### Source data

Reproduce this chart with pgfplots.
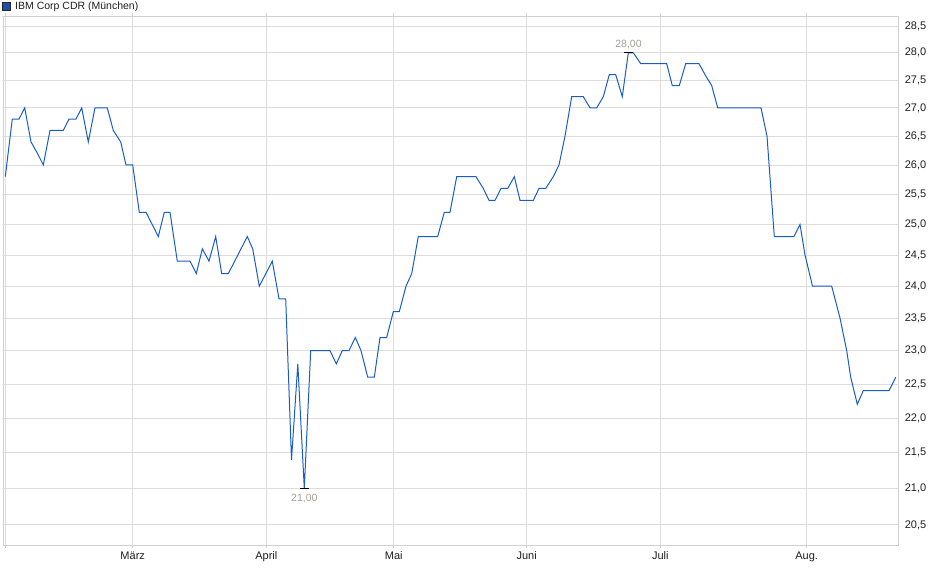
\documentclass[border=0pt]{standalone}
\usepackage{fontspec}
\setmainfont{Liberation Sans}
\usepackage{pgfplots}
\pgfplotsset{compat=1.18}
\definecolor{lineblue}{RGB}{25,92,200}
\definecolor{gridgray}{RGB}{221,221,221}
\definecolor{framegray}{RGB}{208,208,208}
\definecolor{annot}{RGB}{165,158,150}
\definecolor{iconblue}{RGB}{30,80,170}
\definecolor{txt}{RGB}{30,30,30}
\begin{document}
\begin{tikzpicture}
\useasboundingbox (0,0) rectangle (940pt,579pt);
\fill[fill=iconblue, draw=black!85, line width=0.7pt] (2pt,568.3pt) rectangle (10.7pt,576.3pt);
\node[anchor=west, inner sep=0pt, font=\fontsize{10.5}{12}\selectfont, text=txt] at (15pt,572.3pt) {IBM Corp CDR (München)};
\begin{axis}[
  at={(3pt,34pt)}, anchor=south west,
  scale only axis, width=895.3pt, height=529pt,
  xmin=3, xmax=898.3,
  ymode=log, ymin=20.23, ymax=28.69,
  axis line style={framegray, line width=0.8pt},
  grid=major, grid style={gridgray, line width=0.8pt},
  xtick={5.7,132.7,266.3,393.7,526.7,660.3,806.7},
  xticklabels={,März,April,Mai,Juni,Juli,Aug.},
  xtick style={framegray, line width=0.8pt},
  major tick length=3pt, tick align=outside,
  ytick={20.5,21,21.5,22,22.5,23,23.5,24,24.5,25,25.5,26,26.5,27,27.5,28,28.5},
  yticklabels={{20,5},{21,0},{21,5},{22,0},{22,5},{23,0},{23,5},{24,0},{24,5},{25,0},{25,5},{26,0},{26,5},{27,0},{27,5},{28,0},{28,5}},
  ytick style={draw=none},
  yticklabel pos=right,
  ticklabel style={font=\fontsize{11}{12}\selectfont, text=txt},
  /pgf/number format/assume math mode=true,
  clip=false,
]
\addplot[lineblue, line width=1pt] coordinates {
(5.3,25.8) (12.3,26.8) (19.0,26.8) (24.7,27.0) (31.0,26.4) (37.5,26.2) (43.3,26.0)
(50.0,26.6) (63.3,26.6) (69.0,26.8) (76.0,26.8) (81.7,27.0) (88.3,26.4) (95.0,27.0)
(107.3,27.0) (113.3,26.6) (120.7,26.4) (126.0,26.0) (132.7,26.0) (139.3,25.2) (146.0,25.2)
(158.3,24.8) (164.3,25.2) (170.0,25.2) (177.3,24.4) (190.0,24.4) (196.3,24.2) (202.3,24.6)
(209.0,24.4) (215.7,24.8) (221.7,24.2) (228.3,24.2) (247.3,24.8) (252.7,24.6) (259.3,24.0)
(272.3,24.4) (279.0,23.8) (285.7,23.8) (291.5,21.4) (297.8,22.8) (304.3,21.0) (310.7,23.0)
(330.0,23.0) (336.3,22.8) (342.3,23.0) (349.0,23.0) (355.3,23.2) (361.0,23.0) (367.7,22.6)
(374.3,22.6) (380.0,23.2) (386.7,23.2) (393.3,23.6) (399.3,23.6) (406.0,24.0) (411.7,24.2)
(418.3,24.8) (437.7,24.8) (444.3,25.2) (450.0,25.2) (456.7,25.8) (476.0,25.8) (483.3,25.6)
(489.0,25.4) (495.0,25.4) (501.0,25.6) (507.7,25.6) (514.3,25.8) (520.0,25.4) (533.3,25.4)
(539.0,25.6) (545.7,25.6) (553.3,25.8) (559.0,26.0) (565.0,26.5) (571.7,27.2) (583.3,27.2)
(590.0,27.0) (596.7,27.0) (603.3,27.2) (609.3,27.6) (615.7,27.6) (622.3,27.2) (628.3,28.0)
(633.3,28.0) (640.7,27.8) (666.7,27.8) (672.3,27.4) (679.3,27.4) (685.7,27.8) (699.0,27.8)
(705.0,27.6) (711.7,27.4) (717.7,27.0) (761.0,27.0) (767.0,26.5) (774.3,24.8) (794.0,24.8)
(800.0,25.0) (805.0,24.5) (812.5,24.0) (831.7,24.0) (840.0,23.5) (846.7,23.0) (850.7,22.6)
(857.3,22.2) (863.3,22.4) (889.0,22.4) (895.7,22.6)
};
\addplot[black, line width=1pt] coordinates {(624.3,28.0) (633.3,28.0)};
\addplot[black, line width=1pt] coordinates {(300.0,21.0) (309.0,21.0)};
\node[annot, font=\fontsize{10.5}{12}\selectfont, anchor=south, inner sep=0pt] at (axis cs:628.5,28.07) {28,00};
\node[annot, font=\fontsize{10.5}{12}\selectfont, anchor=north, inner sep=0pt] at (axis cs:304.3,20.92) {21,00};
\end{axis}
\end{tikzpicture}
\end{document}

######

_Work to be completed_: Reproduce the listing above exactly, excluding all pictures.

_Solved exercise_:
Reproduce this chart with pgfplots.
\documentclass[border=0pt]{standalone}
\usepackage{fontspec}
\setmainfont{Liberation Sans}
\usepackage{pgfplots}
\pgfplotsset{compat=1.18}
\definecolor{lineblue}{RGB}{25,92,200}
\definecolor{gridgray}{RGB}{221,221,221}
\definecolor{framegray}{RGB}{208,208,208}
\definecolor{annot}{RGB}{165,158,150}
\definecolor{iconblue}{RGB}{30,80,170}
\definecolor{txt}{RGB}{30,30,30}
\begin{document}
\begin{tikzpicture}
\useasboundingbox (0,0) rectangle (940pt,579pt);
\fill[fill=iconblue, draw=black!85, line width=0.7pt] (2pt,568.3pt) rectangle (10.7pt,576.3pt);
\node[anchor=west, inner sep=0pt, font=\fontsize{10.5}{12}\selectfont, text=txt] at (15pt,572.3pt) {IBM Corp CDR (München)};
\begin{axis}[
  at={(3pt,34pt)}, anchor=south west,
  scale only axis, width=895.3pt, height=529pt,
  xmin=3, xmax=898.3,
  ymode=log, ymin=20.23, ymax=28.69,
  axis line style={framegray, line width=0.8pt},
  grid=major, grid style={gridgray, line width=0.8pt},
  xtick={5.7,132.7,266.3,393.7,526.7,660.3,806.7},
  xticklabels={,März,April,Mai,Juni,Juli,Aug.},
  xtick style={framegray, line width=0.8pt},
  major tick length=3pt, tick align=outside,
  ytick={20.5,21,21.5,22,22.5,23,23.5,24,24.5,25,25.5,26,26.5,27,27.5,28,28.5},
  yticklabels={{20,5},{21,0},{21,5},{22,0},{22,5},{23,0},{23,5},{24,0},{24,5},{25,0},{25,5},{26,0},{26,5},{27,0},{27,5},{28,0},{28,5}},
  ytick style={draw=none},
  yticklabel pos=right,
  ticklabel style={font=\fontsize{11}{12}\selectfont, text=txt},
  /pgf/number format/assume math mode=true,
  clip=false,
]
\addplot[lineblue, line width=1pt] coordinates {
(5.3,25.8) (12.3,26.8) (19.0,26.8) (24.7,27.0) (31.0,26.4) (37.5,26.2) (43.3,26.0)
(50.0,26.6) (63.3,26.6) (69.0,26.8) (76.0,26.8) (81.7,27.0) (88.3,26.4) (95.0,27.0)
(107.3,27.0) (113.3,26.6) (120.7,26.4) (126.0,26.0) (132.7,26.0) (139.3,25.2) (146.0,25.2)
(158.3,24.8) (164.3,25.2) (170.0,25.2) (177.3,24.4) (190.0,24.4) (196.3,24.2) (202.3,24.6)
(209.0,24.4) (215.7,24.8) (221.7,24.2) (228.3,24.2) (247.3,24.8) (252.7,24.6) (259.3,24.0)
(272.3,24.4) (279.0,23.8) (285.7,23.8) (291.5,21.4) (297.8,22.8) (304.3,21.0) (310.7,23.0)
(330.0,23.0) (336.3,22.8) (342.3,23.0) (349.0,23.0) (355.3,23.2) (361.0,23.0) (367.7,22.6)
(374.3,22.6) (380.0,23.2) (386.7,23.2) (393.3,23.6) (399.3,23.6) (406.0,24.0) (411.7,24.2)
(418.3,24.8) (437.7,24.8) (444.3,25.2) (450.0,25.2) (456.7,25.8) (476.0,25.8) (483.3,25.6)
(489.0,25.4) (495.0,25.4) (501.0,25.6) (507.7,25.6) (514.3,25.8) (520.0,25.4) (533.3,25.4)
(539.0,25.6) (545.7,25.6) (553.3,25.8) (559.0,26.0) (565.0,26.5) (571.7,27.2) (583.3,27.2)
(590.0,27.0) (596.7,27.0) (603.3,27.2) (609.3,27.6) (615.7,27.6) (622.3,27.2) (628.3,28.0)
(633.3,28.0) (640.7,27.8) (666.7,27.8) (672.3,27.4) (679.3,27.4) (685.7,27.8) (699.0,27.8)
(705.0,27.6) (711.7,27.4) (717.7,27.0) (761.0,27.0) (767.0,26.5) (774.3,24.8) (794.0,24.8)
(800.0,25.0) (805.0,24.5) (812.5,24.0) (831.7,24.0) (840.0,23.5) (846.7,23.0) (850.7,22.6)
(857.3,22.2) (863.3,22.4) (889.0,22.4) (895.7,22.6)
};
\addplot[black, line width=1pt] coordinates {(624.3,28.0) (633.3,28.0)};
\addplot[black, line width=1pt] coordinates {(300.0,21.0) (309.0,21.0)};
\node[annot, font=\fontsize{10.5}{12}\selectfont, anchor=south, inner sep=0pt] at (axis cs:628.5,28.07) {28,00};
\node[annot, font=\fontsize{10.5}{12}\selectfont, anchor=north, inner sep=0pt] at (axis cs:304.3,20.92) {21,00};
\end{axis}
\end{tikzpicture}
\end{document}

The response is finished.